(Entries with chart source code)
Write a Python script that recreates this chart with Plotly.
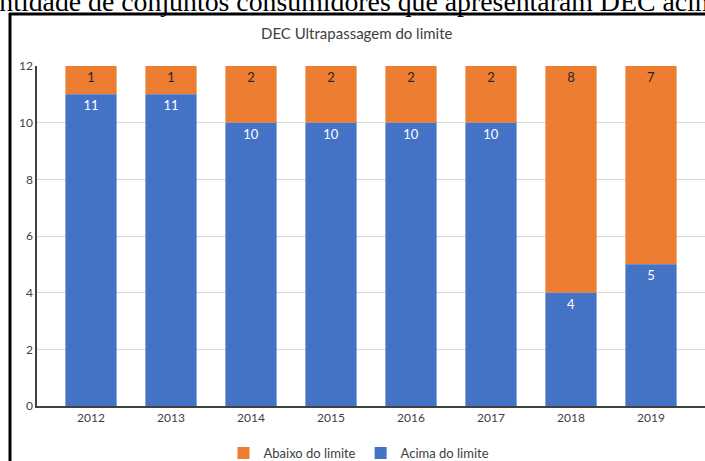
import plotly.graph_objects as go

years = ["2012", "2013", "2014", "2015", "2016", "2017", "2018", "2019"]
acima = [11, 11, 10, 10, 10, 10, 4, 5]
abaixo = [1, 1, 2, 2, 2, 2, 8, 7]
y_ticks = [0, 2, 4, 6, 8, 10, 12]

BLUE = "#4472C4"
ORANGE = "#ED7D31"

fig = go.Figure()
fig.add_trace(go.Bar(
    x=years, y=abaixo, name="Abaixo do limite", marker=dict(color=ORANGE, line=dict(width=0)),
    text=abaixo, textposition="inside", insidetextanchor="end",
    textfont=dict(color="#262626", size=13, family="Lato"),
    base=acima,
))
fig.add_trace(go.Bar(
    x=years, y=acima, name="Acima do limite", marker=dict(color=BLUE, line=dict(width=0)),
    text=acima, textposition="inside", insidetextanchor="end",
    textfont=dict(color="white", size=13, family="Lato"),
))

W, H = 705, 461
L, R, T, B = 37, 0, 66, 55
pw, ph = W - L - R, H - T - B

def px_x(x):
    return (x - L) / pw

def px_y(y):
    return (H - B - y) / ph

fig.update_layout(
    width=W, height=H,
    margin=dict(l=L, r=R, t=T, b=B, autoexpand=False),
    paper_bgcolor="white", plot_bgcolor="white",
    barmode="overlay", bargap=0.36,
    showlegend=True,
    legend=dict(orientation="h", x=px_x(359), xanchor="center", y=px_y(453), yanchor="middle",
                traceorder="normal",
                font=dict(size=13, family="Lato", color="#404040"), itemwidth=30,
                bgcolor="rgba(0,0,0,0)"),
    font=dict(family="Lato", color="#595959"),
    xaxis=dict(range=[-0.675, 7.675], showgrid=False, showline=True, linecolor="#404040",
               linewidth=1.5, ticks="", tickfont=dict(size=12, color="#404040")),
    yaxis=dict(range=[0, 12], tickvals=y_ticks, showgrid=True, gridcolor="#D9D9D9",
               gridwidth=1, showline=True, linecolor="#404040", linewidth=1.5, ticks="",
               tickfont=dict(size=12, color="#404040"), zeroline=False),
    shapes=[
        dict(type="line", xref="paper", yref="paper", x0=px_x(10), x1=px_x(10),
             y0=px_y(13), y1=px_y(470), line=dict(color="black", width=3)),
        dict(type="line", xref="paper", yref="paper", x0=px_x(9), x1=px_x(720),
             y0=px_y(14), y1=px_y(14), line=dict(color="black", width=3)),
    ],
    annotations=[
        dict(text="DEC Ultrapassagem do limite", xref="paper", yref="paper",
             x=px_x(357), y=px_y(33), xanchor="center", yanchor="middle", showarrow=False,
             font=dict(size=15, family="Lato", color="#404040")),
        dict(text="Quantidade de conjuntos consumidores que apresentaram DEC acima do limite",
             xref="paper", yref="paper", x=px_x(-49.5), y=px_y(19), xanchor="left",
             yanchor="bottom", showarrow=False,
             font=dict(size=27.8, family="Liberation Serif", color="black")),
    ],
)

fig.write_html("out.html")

==

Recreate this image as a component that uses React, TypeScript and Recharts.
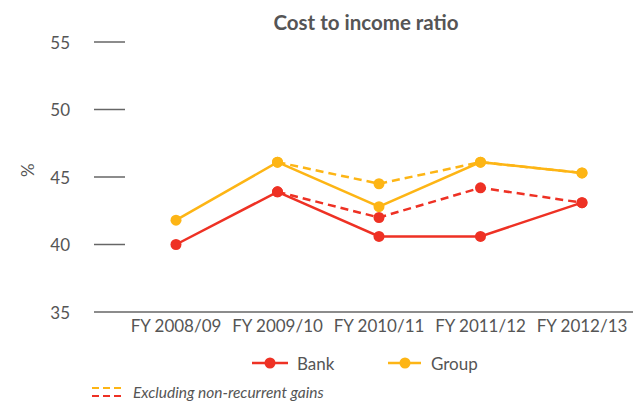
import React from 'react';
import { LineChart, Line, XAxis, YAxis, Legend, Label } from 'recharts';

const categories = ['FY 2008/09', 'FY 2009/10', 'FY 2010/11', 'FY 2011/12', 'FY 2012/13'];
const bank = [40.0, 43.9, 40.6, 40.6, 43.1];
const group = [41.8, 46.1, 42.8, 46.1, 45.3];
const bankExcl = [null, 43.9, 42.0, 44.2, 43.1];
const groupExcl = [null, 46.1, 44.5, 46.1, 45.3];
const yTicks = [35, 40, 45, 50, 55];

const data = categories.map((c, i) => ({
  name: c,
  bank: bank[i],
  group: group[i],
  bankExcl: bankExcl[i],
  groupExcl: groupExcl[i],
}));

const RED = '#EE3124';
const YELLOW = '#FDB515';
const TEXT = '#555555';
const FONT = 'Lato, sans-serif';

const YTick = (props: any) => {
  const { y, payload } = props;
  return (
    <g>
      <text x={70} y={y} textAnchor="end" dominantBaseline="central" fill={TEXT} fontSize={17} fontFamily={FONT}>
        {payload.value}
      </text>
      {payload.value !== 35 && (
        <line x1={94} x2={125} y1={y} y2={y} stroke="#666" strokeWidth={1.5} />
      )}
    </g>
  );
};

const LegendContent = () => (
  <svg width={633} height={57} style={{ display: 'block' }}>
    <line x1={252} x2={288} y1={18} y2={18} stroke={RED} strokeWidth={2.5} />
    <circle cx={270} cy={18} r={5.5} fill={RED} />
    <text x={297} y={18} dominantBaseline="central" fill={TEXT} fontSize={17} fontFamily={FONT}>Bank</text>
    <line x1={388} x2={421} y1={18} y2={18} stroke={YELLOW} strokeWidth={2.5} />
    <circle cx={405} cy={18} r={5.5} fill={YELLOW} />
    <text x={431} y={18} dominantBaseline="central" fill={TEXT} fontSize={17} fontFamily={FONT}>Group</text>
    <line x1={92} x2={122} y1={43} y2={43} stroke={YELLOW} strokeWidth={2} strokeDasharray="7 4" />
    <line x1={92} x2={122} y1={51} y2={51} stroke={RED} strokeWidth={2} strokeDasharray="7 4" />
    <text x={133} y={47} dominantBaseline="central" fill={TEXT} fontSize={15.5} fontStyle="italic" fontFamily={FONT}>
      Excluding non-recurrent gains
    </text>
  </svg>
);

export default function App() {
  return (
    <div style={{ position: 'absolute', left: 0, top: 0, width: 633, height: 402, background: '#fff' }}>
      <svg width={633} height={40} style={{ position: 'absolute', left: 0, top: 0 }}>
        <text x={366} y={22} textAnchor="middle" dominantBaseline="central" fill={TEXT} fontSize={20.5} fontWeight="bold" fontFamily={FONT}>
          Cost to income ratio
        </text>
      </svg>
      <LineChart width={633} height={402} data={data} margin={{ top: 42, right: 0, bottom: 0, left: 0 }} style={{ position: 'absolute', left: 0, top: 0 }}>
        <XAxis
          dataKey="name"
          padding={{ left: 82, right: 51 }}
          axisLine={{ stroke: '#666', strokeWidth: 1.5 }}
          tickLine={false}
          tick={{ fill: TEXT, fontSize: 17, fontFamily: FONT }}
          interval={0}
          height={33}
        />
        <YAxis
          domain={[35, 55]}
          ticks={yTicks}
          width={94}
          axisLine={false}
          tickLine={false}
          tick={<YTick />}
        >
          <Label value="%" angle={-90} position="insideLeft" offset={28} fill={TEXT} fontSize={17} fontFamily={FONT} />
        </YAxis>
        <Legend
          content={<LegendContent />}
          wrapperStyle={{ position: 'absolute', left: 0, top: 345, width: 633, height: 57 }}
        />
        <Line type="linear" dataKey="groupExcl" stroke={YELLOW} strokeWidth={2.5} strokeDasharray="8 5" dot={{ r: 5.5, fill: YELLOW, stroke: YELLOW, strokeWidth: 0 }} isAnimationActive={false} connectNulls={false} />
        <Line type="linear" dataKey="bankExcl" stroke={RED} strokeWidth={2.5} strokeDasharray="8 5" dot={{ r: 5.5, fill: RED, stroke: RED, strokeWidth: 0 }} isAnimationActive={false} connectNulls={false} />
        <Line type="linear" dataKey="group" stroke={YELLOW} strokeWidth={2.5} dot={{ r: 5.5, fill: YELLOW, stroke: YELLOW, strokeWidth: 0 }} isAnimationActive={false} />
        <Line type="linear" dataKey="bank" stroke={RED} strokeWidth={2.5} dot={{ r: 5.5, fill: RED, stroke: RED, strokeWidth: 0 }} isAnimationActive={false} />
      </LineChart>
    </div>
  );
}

---

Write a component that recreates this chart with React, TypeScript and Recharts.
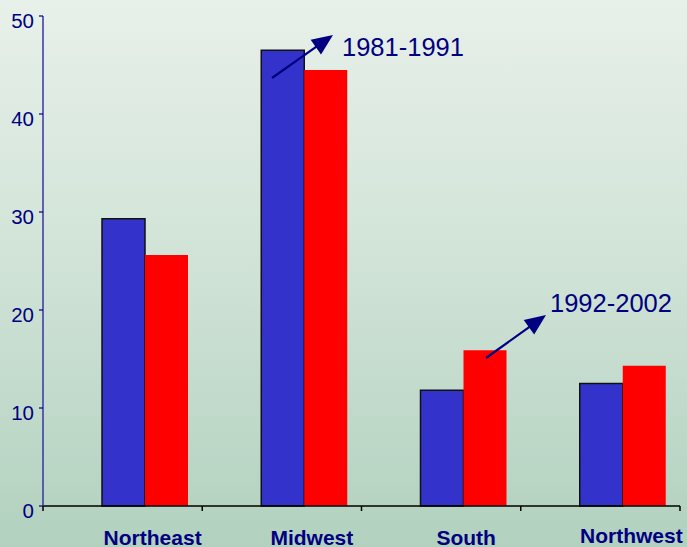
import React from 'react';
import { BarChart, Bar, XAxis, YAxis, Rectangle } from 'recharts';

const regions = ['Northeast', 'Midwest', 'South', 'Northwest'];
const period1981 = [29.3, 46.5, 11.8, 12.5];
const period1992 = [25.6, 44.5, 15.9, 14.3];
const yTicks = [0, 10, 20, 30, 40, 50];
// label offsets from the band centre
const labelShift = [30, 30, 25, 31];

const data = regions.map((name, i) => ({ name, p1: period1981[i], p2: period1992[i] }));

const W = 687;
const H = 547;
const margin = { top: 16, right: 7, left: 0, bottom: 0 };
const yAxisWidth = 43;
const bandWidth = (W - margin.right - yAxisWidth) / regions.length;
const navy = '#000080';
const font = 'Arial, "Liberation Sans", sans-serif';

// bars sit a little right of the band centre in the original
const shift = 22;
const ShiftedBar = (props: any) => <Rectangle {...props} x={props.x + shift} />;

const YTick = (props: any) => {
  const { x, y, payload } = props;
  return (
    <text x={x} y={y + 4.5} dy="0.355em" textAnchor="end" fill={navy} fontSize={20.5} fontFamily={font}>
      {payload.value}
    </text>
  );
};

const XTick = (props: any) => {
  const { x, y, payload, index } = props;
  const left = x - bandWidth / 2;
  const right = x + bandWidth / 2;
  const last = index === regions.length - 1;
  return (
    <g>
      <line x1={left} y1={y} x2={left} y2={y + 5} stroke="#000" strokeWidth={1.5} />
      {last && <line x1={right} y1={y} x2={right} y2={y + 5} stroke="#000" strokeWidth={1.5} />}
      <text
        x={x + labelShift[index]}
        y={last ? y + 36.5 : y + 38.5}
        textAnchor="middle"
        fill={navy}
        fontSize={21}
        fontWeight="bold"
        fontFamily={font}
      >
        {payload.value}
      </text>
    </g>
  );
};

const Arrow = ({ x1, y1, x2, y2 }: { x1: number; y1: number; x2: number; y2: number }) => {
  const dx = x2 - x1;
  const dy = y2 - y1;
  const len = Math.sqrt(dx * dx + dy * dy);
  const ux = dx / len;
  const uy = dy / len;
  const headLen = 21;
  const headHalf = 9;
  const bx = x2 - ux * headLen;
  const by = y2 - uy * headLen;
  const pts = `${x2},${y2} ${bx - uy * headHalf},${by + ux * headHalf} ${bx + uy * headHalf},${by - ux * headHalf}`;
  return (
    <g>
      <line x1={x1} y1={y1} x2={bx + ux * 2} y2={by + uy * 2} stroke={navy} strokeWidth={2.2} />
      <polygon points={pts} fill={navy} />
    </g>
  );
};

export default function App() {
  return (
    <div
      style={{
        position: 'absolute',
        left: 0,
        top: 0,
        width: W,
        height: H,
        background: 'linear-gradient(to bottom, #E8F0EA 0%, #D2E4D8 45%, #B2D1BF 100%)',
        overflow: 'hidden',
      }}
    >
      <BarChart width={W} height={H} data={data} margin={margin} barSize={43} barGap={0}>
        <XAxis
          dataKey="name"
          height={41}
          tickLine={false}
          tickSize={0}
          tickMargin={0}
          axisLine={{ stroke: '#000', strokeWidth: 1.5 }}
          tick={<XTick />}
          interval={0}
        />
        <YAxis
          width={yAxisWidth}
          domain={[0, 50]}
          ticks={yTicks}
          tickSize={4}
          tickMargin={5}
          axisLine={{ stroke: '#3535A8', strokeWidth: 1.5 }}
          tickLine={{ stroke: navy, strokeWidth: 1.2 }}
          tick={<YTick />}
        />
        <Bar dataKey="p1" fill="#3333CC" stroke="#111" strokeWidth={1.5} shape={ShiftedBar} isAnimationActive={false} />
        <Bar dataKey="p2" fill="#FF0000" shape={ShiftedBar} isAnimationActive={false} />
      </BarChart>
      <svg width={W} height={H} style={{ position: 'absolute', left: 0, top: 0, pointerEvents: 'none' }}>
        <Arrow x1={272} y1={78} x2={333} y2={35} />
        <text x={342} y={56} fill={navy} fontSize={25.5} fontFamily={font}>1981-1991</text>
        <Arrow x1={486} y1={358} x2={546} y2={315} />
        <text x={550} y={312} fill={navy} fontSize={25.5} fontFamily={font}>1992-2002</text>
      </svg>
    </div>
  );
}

• Problem description
Reproduce the entries exactly, from the line with "Write a Python" to the line with "return (H - B - y) / ph", both lines included, keeping no pictures.

• Answer to the exercise
Write a Python script that recreates this chart with Plotly.
import plotly.graph_objects as go

years = ["2012", "2013", "2014", "2015", "2016", "2017", "2018", "2019"]
acima = [11, 11, 10, 10, 10, 10, 4, 5]
abaixo = [1, 1, 2, 2, 2, 2, 8, 7]
y_ticks = [0, 2, 4, 6, 8, 10, 12]

BLUE = "#4472C4"
ORANGE = "#ED7D31"

fig = go.Figure()
fig.add_trace(go.Bar(
    x=years, y=abaixo, name="Abaixo do limite", marker=dict(color=ORANGE, line=dict(width=0)),
    text=abaixo, textposition="inside", insidetextanchor="end",
    textfont=dict(color="#262626", size=13, family="Lato"),
    base=acima,
))
fig.add_trace(go.Bar(
    x=years, y=acima, name="Acima do limite", marker=dict(color=BLUE, line=dict(width=0)),
    text=acima, textposition="inside", insidetextanchor="end",
    textfont=dict(color="white", size=13, family="Lato"),
))

W, H = 705, 461
L, R, T, B = 37, 0, 66, 55
pw, ph = W - L - R, H - T - B

def px_x(x):
    return (x - L) / pw

def px_y(y):
    return (H - B - y) / ph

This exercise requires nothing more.